The card that Rochdale use is an almost ivory colour, with the outer rings of each individual target in bold black. If strict ammunition use and selection is not maintained during the 50-metre competition, it is quite easy for the shooter to shoot a roundel twice due to the original shot having landed within the heavy black outer ring. This has caught many of us out in the past and results in a zero score for the roundel involved.
Many of us now set out the required number of pellets and lay them out in a “five rows of five” pattern so we are instantly aware of which targets have been shot and which have not.
To further aid our ability to view the fall of dropping shots, Dave and I have each purchased a hundred or so high-quality 50-metre target cards from Benchrest UK. These white cards are made of a very rigid material that shows the strike of the pellet extremely well.

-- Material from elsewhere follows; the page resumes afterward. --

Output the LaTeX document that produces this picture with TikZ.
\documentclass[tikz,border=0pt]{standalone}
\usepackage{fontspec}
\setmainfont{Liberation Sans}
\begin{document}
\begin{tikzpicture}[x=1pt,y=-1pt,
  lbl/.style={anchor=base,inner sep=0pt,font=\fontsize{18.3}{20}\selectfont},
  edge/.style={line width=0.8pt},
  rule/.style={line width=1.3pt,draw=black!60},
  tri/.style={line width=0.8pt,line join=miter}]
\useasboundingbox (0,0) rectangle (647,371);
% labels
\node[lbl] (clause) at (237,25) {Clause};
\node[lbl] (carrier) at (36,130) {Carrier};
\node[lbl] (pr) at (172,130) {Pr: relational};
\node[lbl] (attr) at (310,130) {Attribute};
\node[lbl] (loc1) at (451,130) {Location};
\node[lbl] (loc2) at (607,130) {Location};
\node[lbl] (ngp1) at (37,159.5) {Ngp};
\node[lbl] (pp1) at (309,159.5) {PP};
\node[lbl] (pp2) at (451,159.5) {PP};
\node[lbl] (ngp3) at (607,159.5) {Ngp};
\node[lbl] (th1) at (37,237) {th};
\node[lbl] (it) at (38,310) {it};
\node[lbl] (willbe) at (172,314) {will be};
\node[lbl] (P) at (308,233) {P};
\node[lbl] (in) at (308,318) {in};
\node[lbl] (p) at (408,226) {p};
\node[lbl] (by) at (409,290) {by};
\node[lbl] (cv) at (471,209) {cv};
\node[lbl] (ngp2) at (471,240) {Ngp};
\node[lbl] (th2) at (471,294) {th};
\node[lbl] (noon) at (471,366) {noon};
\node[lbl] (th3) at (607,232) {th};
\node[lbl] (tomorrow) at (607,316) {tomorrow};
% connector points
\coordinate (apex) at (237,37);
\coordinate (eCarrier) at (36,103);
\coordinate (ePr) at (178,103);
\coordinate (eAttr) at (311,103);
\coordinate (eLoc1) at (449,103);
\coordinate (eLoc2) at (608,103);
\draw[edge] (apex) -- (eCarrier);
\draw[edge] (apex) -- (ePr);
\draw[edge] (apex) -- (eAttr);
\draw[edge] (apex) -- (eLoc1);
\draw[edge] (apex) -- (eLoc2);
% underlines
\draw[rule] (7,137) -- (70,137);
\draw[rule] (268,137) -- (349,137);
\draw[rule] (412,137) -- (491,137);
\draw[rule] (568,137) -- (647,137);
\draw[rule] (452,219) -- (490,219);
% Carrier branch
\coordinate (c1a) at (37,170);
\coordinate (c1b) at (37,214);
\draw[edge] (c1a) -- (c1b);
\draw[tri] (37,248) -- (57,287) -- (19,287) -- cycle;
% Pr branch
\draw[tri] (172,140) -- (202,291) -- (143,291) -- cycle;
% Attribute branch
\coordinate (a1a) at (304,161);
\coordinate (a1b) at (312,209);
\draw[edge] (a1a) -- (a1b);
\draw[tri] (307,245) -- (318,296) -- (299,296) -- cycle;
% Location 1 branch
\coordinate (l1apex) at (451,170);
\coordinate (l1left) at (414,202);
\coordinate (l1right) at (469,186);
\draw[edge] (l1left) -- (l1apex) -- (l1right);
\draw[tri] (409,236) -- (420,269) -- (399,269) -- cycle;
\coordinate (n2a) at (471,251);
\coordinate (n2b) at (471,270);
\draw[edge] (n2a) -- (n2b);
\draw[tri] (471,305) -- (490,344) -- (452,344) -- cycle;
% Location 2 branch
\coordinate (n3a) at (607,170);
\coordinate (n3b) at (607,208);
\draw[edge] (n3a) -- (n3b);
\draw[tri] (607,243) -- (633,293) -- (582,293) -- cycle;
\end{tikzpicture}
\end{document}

The feature which has impressed us most, however, is the blue colouration of the outer ring which, presuming that the light levels are not too low, allow the shooter to spot any “droppers” more easily, certainly more so than the black-ringed alternatives.
As more local shooters become interested in attending our 50-metre target sessions, we are now faced with situations such as having qualifying scores in order to fit our best shooters into the 10-man teams.

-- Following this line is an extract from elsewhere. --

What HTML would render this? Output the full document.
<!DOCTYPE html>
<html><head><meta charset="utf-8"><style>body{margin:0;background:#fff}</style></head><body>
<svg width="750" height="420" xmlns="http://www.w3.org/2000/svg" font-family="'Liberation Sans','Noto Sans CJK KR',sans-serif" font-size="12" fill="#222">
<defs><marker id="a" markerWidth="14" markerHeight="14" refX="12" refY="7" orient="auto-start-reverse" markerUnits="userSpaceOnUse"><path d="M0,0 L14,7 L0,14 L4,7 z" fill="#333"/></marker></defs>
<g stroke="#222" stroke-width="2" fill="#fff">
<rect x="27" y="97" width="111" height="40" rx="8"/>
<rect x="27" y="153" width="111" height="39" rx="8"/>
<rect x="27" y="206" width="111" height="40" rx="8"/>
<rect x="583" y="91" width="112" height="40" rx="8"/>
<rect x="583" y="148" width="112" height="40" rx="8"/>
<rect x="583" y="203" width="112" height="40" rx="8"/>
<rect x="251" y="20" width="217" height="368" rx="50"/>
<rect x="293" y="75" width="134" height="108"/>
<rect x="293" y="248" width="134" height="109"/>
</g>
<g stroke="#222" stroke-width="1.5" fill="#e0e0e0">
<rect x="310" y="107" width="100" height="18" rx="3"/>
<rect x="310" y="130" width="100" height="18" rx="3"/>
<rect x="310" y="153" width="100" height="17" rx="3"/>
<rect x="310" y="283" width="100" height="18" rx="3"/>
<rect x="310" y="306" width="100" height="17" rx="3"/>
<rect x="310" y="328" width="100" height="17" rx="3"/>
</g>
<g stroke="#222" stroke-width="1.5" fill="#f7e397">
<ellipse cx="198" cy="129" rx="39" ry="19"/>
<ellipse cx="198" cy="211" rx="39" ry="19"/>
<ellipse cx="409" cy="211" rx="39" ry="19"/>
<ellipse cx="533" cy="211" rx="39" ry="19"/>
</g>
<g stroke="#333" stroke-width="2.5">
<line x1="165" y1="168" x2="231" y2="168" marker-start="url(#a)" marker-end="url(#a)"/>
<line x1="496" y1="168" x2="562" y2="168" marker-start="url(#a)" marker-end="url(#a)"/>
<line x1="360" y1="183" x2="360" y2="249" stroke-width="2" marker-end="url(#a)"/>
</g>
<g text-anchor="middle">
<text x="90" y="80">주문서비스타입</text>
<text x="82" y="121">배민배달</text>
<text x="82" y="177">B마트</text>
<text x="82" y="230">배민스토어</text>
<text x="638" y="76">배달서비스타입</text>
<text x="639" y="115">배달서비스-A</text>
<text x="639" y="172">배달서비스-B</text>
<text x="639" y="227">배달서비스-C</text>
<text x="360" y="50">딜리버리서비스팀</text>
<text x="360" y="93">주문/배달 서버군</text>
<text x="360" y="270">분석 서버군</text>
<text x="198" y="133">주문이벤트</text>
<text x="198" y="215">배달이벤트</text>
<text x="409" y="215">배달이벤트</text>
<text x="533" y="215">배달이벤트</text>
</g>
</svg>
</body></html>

Our clubs are considering increasing the number of inter-club competitions to two per month, as this will allow all interested parties the opportunity of having a go and contributing to their clubs’ performance.
At the present I appear to be shooting both indoor and outdoor competitions on a regular basis. I appear to draw the most enjoyment from long-range benchrest, although it is good when you record a decent HFT score as well. One thing’s for sure, I haven’t shot as much for years!